22 мая 1824 года Пушкин получил предписание отправиться в Херсонский, Елисаветградский и Александрийский уезды и собрать там сведения о ходе работ по истреблению саранчи. Решив – опять-таки якобы по наущению Раевского – испить чашу до дна, поэт поехал в командировку, но по возвращении послал вызывающе оскорбительное письмо своему гонителю. Он плохо отдавал себе отчет в своем положении и собирался хлопотать об отставке и даже о разрешении въезда в столицы. Но Воронцов предупредил его: он отправил к канцлеру Нессельроде письмо, чрезвычайно ловко и коварно написанное. Не обвиняя прямо Пушкина и даже обронив пару двусмысленных комплиментов по адресу его таланта, он дал поэту такую аттестацию, которая должна была окончательно очернить его в глазах правительства.
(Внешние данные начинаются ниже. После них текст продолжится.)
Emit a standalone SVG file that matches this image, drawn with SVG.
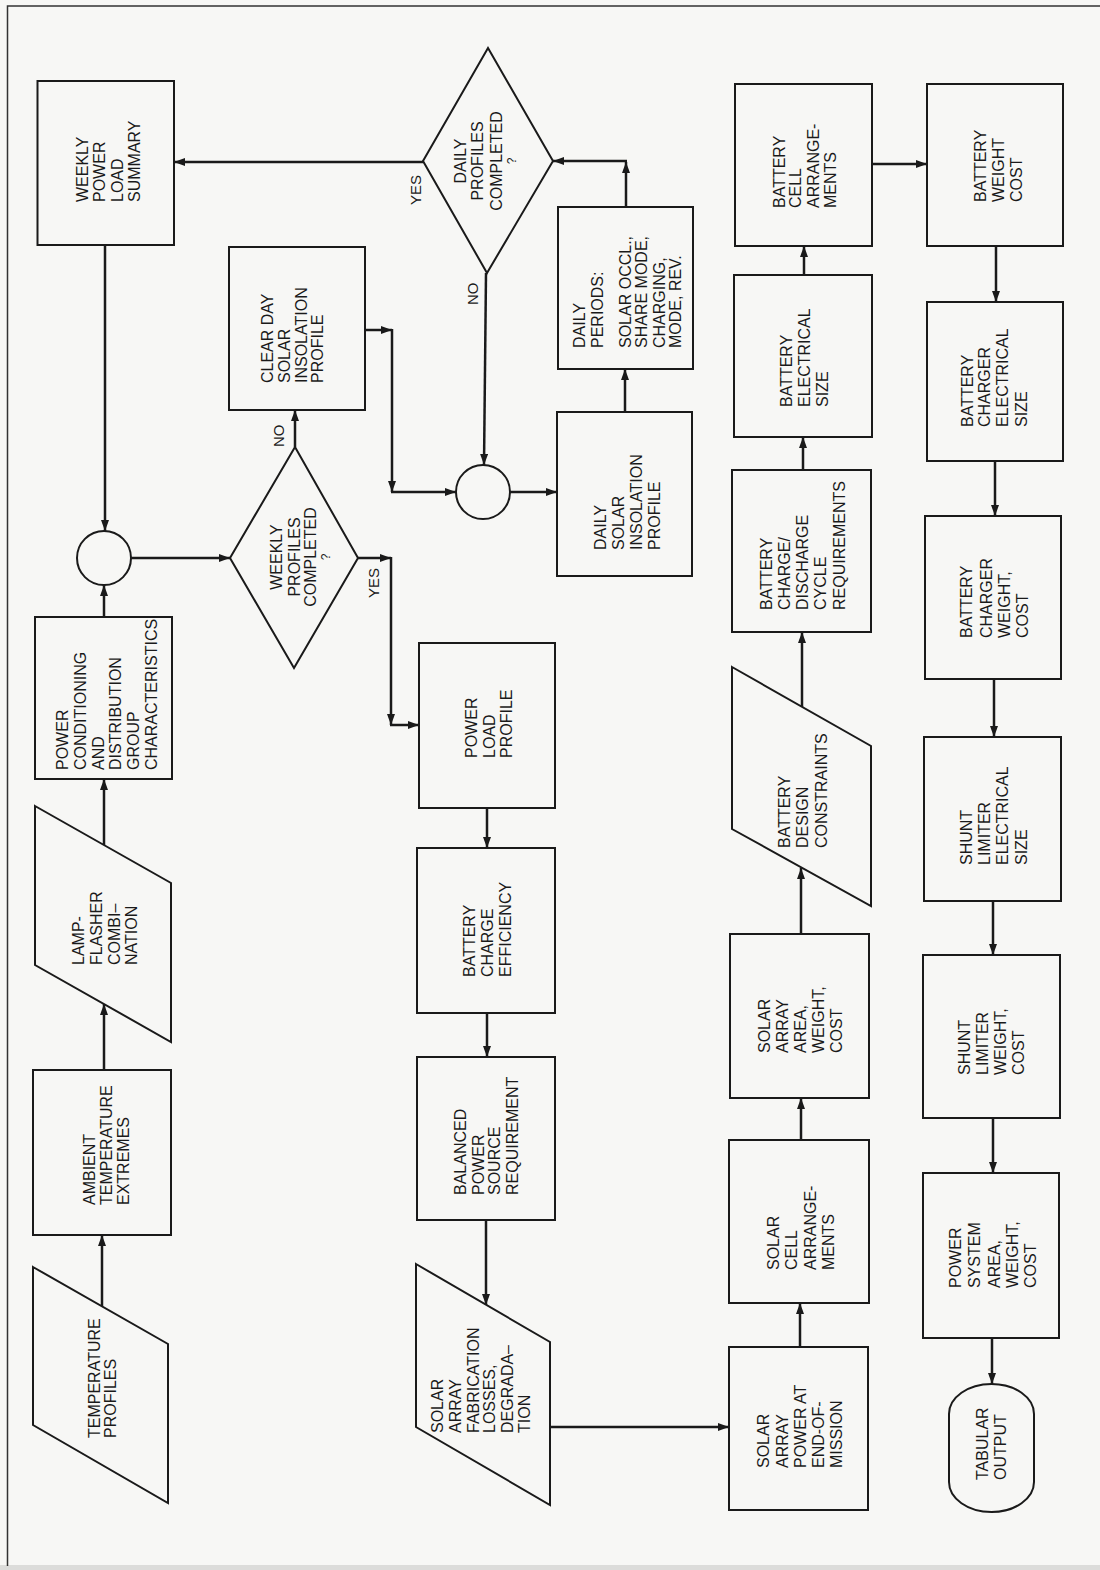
<svg xmlns="http://www.w3.org/2000/svg" width="1100" height="1570" viewBox="0 0 1100 1570">
<defs>
<marker id="ah" markerUnits="userSpaceOnUse" markerWidth="12" markerHeight="9" refX="11" refY="4" orient="auto">
<path d="M0,0 L11,4 L0,8 z" fill="#1a1a1a"/>
</marker>
<style>
.b{fill:none;stroke:#1a1a1a;stroke-width:2}
.c{fill:none;stroke:#1a1a1a;stroke-width:2.5;marker-end:url(#ah)}
.t{font-family:"Liberation Sans",Arial,sans-serif;font-size:16px;fill:#1a1a1a}
.m{text-anchor:middle}
.q{font-size:12px}
.l{font-family:"Liberation Sans",Arial,sans-serif;font-size:15px;fill:#1a1a1a}
</style>
</defs>
<rect x="0" y="0" width="1100" height="1570" fill="#f7f7f5"/>
<rect x="0" y="1565" width="1100" height="5" fill="#dcdcda"/>
<path d="M7.5,1566 L7.5,6 L1100,6" fill="none" stroke="#333" stroke-width="1.5"/>

<g id="weekly-power-load-summary">
<rect class="b" x="37.5" y="81" width="136.5" height="164"/>
<text class="t" transform="translate(87.5,202) rotate(-90)"><tspan x="0" y="0">WEEKLY</tspan><tspan x="0" y="17.5">POWER</tspan><tspan x="0" y="35">LOAD</tspan><tspan x="0" y="52.5">SUMMARY</tspan></text>
</g>
<g id="junction-weekly">
<circle class="b" cx="104" cy="558" r="27"/>
</g>
<g id="power-conditioning">
<rect class="b" x="35" y="617" width="137" height="162"/>
<text class="t" transform="translate(68,770) rotate(-90)"><tspan x="0" y="0">POWER</tspan><tspan x="0" y="17.8">CONDITIONING</tspan><tspan x="0" y="35.6">AND</tspan><tspan x="0" y="53.4">DISTRIBUTION</tspan><tspan x="0" y="71.2">GROUP</tspan><tspan x="0" y="89">CHARACTERISTICS</tspan></text>
</g>
<g id="lamp-flasher">
<polygon class="b" points="35,806 171,883 171,1042 35,965"/>
<text class="t" transform="translate(84,965) rotate(-90)"><tspan x="0" y="0">LAMP-</tspan><tspan x="0" y="18">FLASHER</tspan><tspan x="0" y="36">COMBI–</tspan><tspan x="0" y="53">NATION</tspan></text>
</g>
<g id="ambient-temperature">
<rect class="b" x="33" y="1070" width="138" height="165"/>
<text class="t" transform="translate(95,1205) rotate(-90)"><tspan x="0" y="0">AMBIENT</tspan><tspan x="0" y="17">TEMPERATURE</tspan><tspan x="0" y="34">EXTREMES</tspan></text>
</g>
<g id="temperature-profiles">
<polygon class="b" points="33,1267 168,1344 168,1503 33,1425"/>
<text class="t" transform="translate(100,1438) rotate(-90)"><tspan x="0" y="0">TEMPERATURE</tspan><tspan x="0" y="16">PROFILES</tspan></text>
</g>

<g id="clear-day-solar">
<rect class="b" x="229" y="247" width="136" height="163"/>
<text class="t" transform="translate(273,383) rotate(-90)"><tspan x="0" y="0">CLEAR DAY</tspan><tspan x="0" y="16.5">SOLAR</tspan><tspan x="0" y="33.5">INSOLATION</tspan><tspan x="0" y="50">PROFILE</tspan></text>
</g>
<g id="weekly-decision">
<polygon class="b" points="230,558 295,447 358,558 294,668"/>
<text class="t m" transform="translate(282,557) rotate(-90)"><tspan x="0" y="0">WEEKLY</tspan><tspan x="0" y="18">PROFILES</tspan><tspan x="0" y="34">COMPLETED</tspan><tspan class="q" x="0" y="48">?</tspan></text>
</g>

<g id="daily-decision">
<polygon class="b" points="423,161 488,48 553,161 487,273"/>
<text class="t m" transform="translate(466,161) rotate(-90)"><tspan x="0" y="0">DAILY</tspan><tspan x="0" y="17">PROFILES</tspan><tspan x="0" y="36">COMPLETED</tspan><tspan class="q" x="0" y="50">?</tspan></text>
</g>
<g id="junction-daily">
<circle class="b" cx="483" cy="492" r="27"/>
</g>
<g id="power-load-profile">
<rect class="b" x="419" y="643" width="136" height="165"/>
<text class="t" transform="translate(477,758) rotate(-90)"><tspan x="0" y="0">POWER</tspan><tspan x="0" y="18">LOAD</tspan><tspan x="0" y="35">PROFILE</tspan></text>
</g>
<g id="battery-charge-efficiency">
<rect class="b" x="417" y="848" width="138" height="165"/>
<text class="t" transform="translate(475,977) rotate(-90)"><tspan x="0" y="0">BATTERY</tspan><tspan x="0" y="18">CHARGE</tspan><tspan x="0" y="36">EFFICIENCY</tspan></text>
</g>
<g id="balanced-power">
<rect class="b" x="417" y="1057" width="138" height="163"/>
<text class="t" transform="translate(466,1195) rotate(-90)"><tspan x="0" y="0">BALANCED</tspan><tspan x="0" y="18">POWER</tspan><tspan x="0" y="34">SOURCE</tspan><tspan x="0" y="52">REQUIREMENT</tspan></text>
</g>
<g id="solar-array-losses">
<polygon class="b" points="416,1264 550,1342 550,1505 416,1427"/>
<text class="t" transform="translate(443,1433) rotate(-90)"><tspan x="0" y="0">SOLAR</tspan><tspan x="0" y="18">ARRAY</tspan><tspan x="0" y="36">FABRICATION</tspan><tspan x="0" y="52">LOSSES,</tspan><tspan x="0" y="70">DEGRADA–</tspan><tspan x="0" y="87">TION</tspan></text>
</g>

<g id="daily-periods">
<rect class="b" x="558" y="207" width="135" height="162"/>
<text class="t" transform="translate(585,348) rotate(-90)"><tspan x="0" y="0">DAILY</tspan><tspan x="0" y="18">PERIODS:</tspan><tspan x="0" y="46">SOLAR OCCL.,</tspan><tspan x="0" y="62">SHARE MODE,</tspan><tspan x="0" y="80">CHARGING,</tspan><tspan x="0" y="96">MODE, REV.</tspan></text>
</g>
<g id="daily-solar">
<rect class="b" x="557" y="412" width="135" height="164"/>
<text class="t" transform="translate(606,550) rotate(-90)"><tspan x="0" y="0">DAILY</tspan><tspan x="0" y="18">SOLAR</tspan><tspan x="0" y="36">INSOLATION</tspan><tspan x="0" y="54">PROFILE</tspan></text>
</g>

<g id="battery-cell-arrangements">
<rect class="b" x="735" y="84" width="137" height="162"/>
<text class="t" transform="translate(785,208) rotate(-90)"><tspan x="0" y="0">BATTERY</tspan><tspan x="0" y="16">CELL</tspan><tspan x="0" y="34">ARRANGE-</tspan><tspan x="0" y="51">MENTS</tspan></text>
</g>
<g id="battery-electrical-size">
<rect class="b" x="734" y="275" width="138" height="162"/>
<text class="t" transform="translate(792,407) rotate(-90)"><tspan x="0" y="0">BATTERY</tspan><tspan x="0" y="18">ELECTRICAL</tspan><tspan x="0" y="36">SIZE</tspan></text>
</g>
<g id="battery-cycle-requirements">
<rect class="b" x="732" y="470" width="139" height="162"/>
<text class="t" transform="translate(772,610) rotate(-90)"><tspan x="0" y="0">BATTERY</tspan><tspan x="0" y="18">CHARGE/</tspan><tspan x="0" y="36">DISCHARGE</tspan><tspan x="0" y="54">CYCLE</tspan><tspan x="0" y="73">REQUIREMENTS</tspan></text>
</g>
<g id="battery-design-constraints">
<polygon class="b" points="732,667 871,746 871,906 732,829"/>
<text class="t" transform="translate(790,848) rotate(-90)"><tspan x="0" y="0">BATTERY</tspan><tspan x="0" y="18">DESIGN</tspan><tspan x="0" y="37">CONSTRAINTS</tspan></text>
</g>
<g id="solar-array-area">
<rect class="b" x="730" y="934" width="139" height="164"/>
<text class="t" transform="translate(770,1053) rotate(-90)"><tspan x="0" y="0">SOLAR</tspan><tspan x="0" y="18">ARRAY</tspan><tspan x="0" y="36">AREA,</tspan><tspan x="0" y="54">WEIGHT,</tspan><tspan x="0" y="72">COST</tspan></text>
</g>
<g id="solar-cell-arrangements">
<rect class="b" x="729" y="1140" width="140" height="163"/>
<text class="t" transform="translate(779,1270) rotate(-90)"><tspan x="0" y="0">SOLAR</tspan><tspan x="0" y="18">CELL</tspan><tspan x="0" y="37">ARRANGE-</tspan><tspan x="0" y="55">MENTS</tspan></text>
</g>
<g id="solar-array-power">
<rect class="b" x="729" y="1347" width="139" height="163"/>
<text class="t" transform="translate(769,1468) rotate(-90)"><tspan x="0" y="0">SOLAR</tspan><tspan x="0" y="19">ARRAY</tspan><tspan x="0" y="37">POWER AT</tspan><tspan x="0" y="55">END-OF-</tspan><tspan x="0" y="73">MISSION</tspan></text>
</g>

<g id="battery-weight-cost">
<rect class="b" x="927" y="84" width="136" height="162"/>
<text class="t" transform="translate(986,202) rotate(-90)"><tspan x="0" y="0">BATTERY</tspan><tspan x="0" y="18">WEIGHT</tspan><tspan x="0" y="36">COST</tspan></text>
</g>
<g id="charger-electrical-size">
<rect class="b" x="927" y="302" width="136" height="159"/>
<text class="t" transform="translate(973,427) rotate(-90)"><tspan x="0" y="0">BATTERY</tspan><tspan x="0" y="17">CHARGER</tspan><tspan x="0" y="35">ELECTRICAL</tspan><tspan x="0" y="54">SIZE</tspan></text>
</g>
<g id="charger-weight-cost">
<rect class="b" x="925" y="516" width="136" height="163"/>
<text class="t" transform="translate(972,638) rotate(-90)"><tspan x="0" y="0">BATTERY</tspan><tspan x="0" y="20">CHARGER</tspan><tspan x="0" y="38">WEIGHT,</tspan><tspan x="0" y="56">COST</tspan></text>
</g>
<g id="shunt-electrical-size">
<rect class="b" x="924" y="737" width="137" height="164"/>
<text class="t" transform="translate(972,865) rotate(-90)"><tspan x="0" y="0">SHUNT</tspan><tspan x="0" y="18">LIMITER</tspan><tspan x="0" y="36">ELECTRICAL</tspan><tspan x="0" y="55">SIZE</tspan></text>
</g>
<g id="shunt-weight-cost">
<rect class="b" x="923" y="955" width="137" height="163"/>
<text class="t" transform="translate(970,1075) rotate(-90)"><tspan x="0" y="0">SHUNT</tspan><tspan x="0" y="18">LIMITER</tspan><tspan x="0" y="36">WEIGHT,</tspan><tspan x="0" y="54">COST</tspan></text>
</g>
<g id="power-system">
<rect class="b" x="923" y="1173" width="136" height="165"/>
<text class="t" transform="translate(961,1288) rotate(-90)"><tspan x="0" y="0">POWER</tspan><tspan x="0" y="19">SYSTEM</tspan><tspan x="0" y="39">AREA,</tspan><tspan x="0" y="57">WEIGHT,</tspan><tspan x="0" y="75">COST</tspan></text>
</g>
<g id="tabular-output">
<rect class="b" x="949" y="1384" width="85" height="128" rx="42.5" ry="30"/>
<text class="t" transform="translate(988,1480) rotate(-90)"><tspan x="0" y="0">TABULAR</tspan><tspan x="0" y="18">OUTPUT</tspan></text>
</g>

<g id="connectors">
<line class="c" x1="105" y1="245" x2="105" y2="531"/>
<line class="c" x1="104" y1="617" x2="104" y2="585"/>
<line class="c" x1="104" y1="845" x2="104" y2="779"/>
<line class="c" x1="104" y1="1070" x2="104" y2="1004"/>
<line class="c" x1="102" y1="1306" x2="102" y2="1235"/>
<line class="c" x1="131" y1="558" x2="230" y2="558"/>
<line class="c" x1="295" y1="447" x2="295" y2="410"/>
<line class="c" x1="358" y1="558" x2="391" y2="558"/>
<line class="c" x1="391" y1="557" x2="391" y2="725"/>
<line class="c" x1="390" y1="725" x2="419" y2="725"/>
<line class="c" x1="365" y1="330" x2="392" y2="330"/>
<line class="c" x1="392" y1="329" x2="392" y2="492"/>
<line class="c" x1="391" y1="492" x2="456" y2="492"/>
<line class="c" x1="486" y1="273" x2="484" y2="465"/>
<line class="c" x1="510" y1="492" x2="557" y2="492"/>
<line class="c" x1="625" y1="412" x2="625" y2="369"/>
<line class="c" x1="626" y1="207" x2="626" y2="162"/>
<line class="c" x1="627" y1="161" x2="553" y2="161"/>
<line class="c" x1="423" y1="162" x2="174" y2="162"/>
<line class="c" x1="487" y1="808" x2="487" y2="848"/>
<line class="c" x1="487" y1="1013" x2="487" y2="1057"/>
<line class="c" x1="486" y1="1220" x2="486" y2="1305"/>
<line class="c" x1="550" y1="1427" x2="729" y2="1427"/>
<line class="c" x1="800" y1="1347" x2="800" y2="1303"/>
<line class="c" x1="801" y1="1140" x2="801" y2="1098"/>
<line class="c" x1="801" y1="934" x2="801" y2="868"/>
<line class="c" x1="802" y1="707" x2="802" y2="632"/>
<line class="c" x1="803" y1="470" x2="803" y2="437"/>
<line class="c" x1="804" y1="275" x2="804" y2="246"/>
<line class="c" x1="872" y1="164" x2="927" y2="164"/>
<line class="c" x1="996" y1="246" x2="996" y2="302"/>
<line class="c" x1="995" y1="461" x2="995" y2="516"/>
<line class="c" x1="994" y1="679" x2="994" y2="737"/>
<line class="c" x1="993" y1="901" x2="993" y2="955"/>
<line class="c" x1="993" y1="1118" x2="993" y2="1173"/>
<line class="c" x1="992" y1="1338" x2="992" y2="1384"/>
<text class="l" transform="translate(421,205) rotate(-90)">YES</text>
<text class="l" transform="translate(478,305) rotate(-90)">NO</text>
<text class="l" transform="translate(284,447) rotate(-90)">NO</text>
<text class="l" transform="translate(379,598) rotate(-90)">YES</text>
</g>
</svg>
Письмо это, мягкое по форме, явилось по существу настоящим доносом. Сюда же примешалось дело об атеизме Пушкина, засвидетельствованном выдержками из его собственного письма, адресованного в Петербург, и также попавшего в руки власть имущих, которые в то время были одержимы чрезмерной и весьма пугливой набожностью. Результатом всего этого было высочайшее повеление – об исключении Пушкина из службы и об отправке его в Псковскую губернию в имение родителей, под надзор местного начальства.
Можно думать, что еще прежде, чем отъезд Пушкина был окончательно решен, а может быть даже еще до злополучной командировки, Пушкин и гр. Воронцова пришли к заключению о необходимости расторгнуть соединявшую их связь. Вероятно инициатива этого решения исходила от графини, и Пушкин, скрепя сердце, должен был подчиниться. Прощание между ними произошло ночью, в саду, т.е. следовательно весною или летом 1824 года. Незадолго перед этим Пушкин вынужден был также расстаться и с Амалией Ризнич, и хотя эта последняя любовь потеряла значительную долю своей былой мучительной напряженности, все же и эта разлука должна была глубоко взволновать его.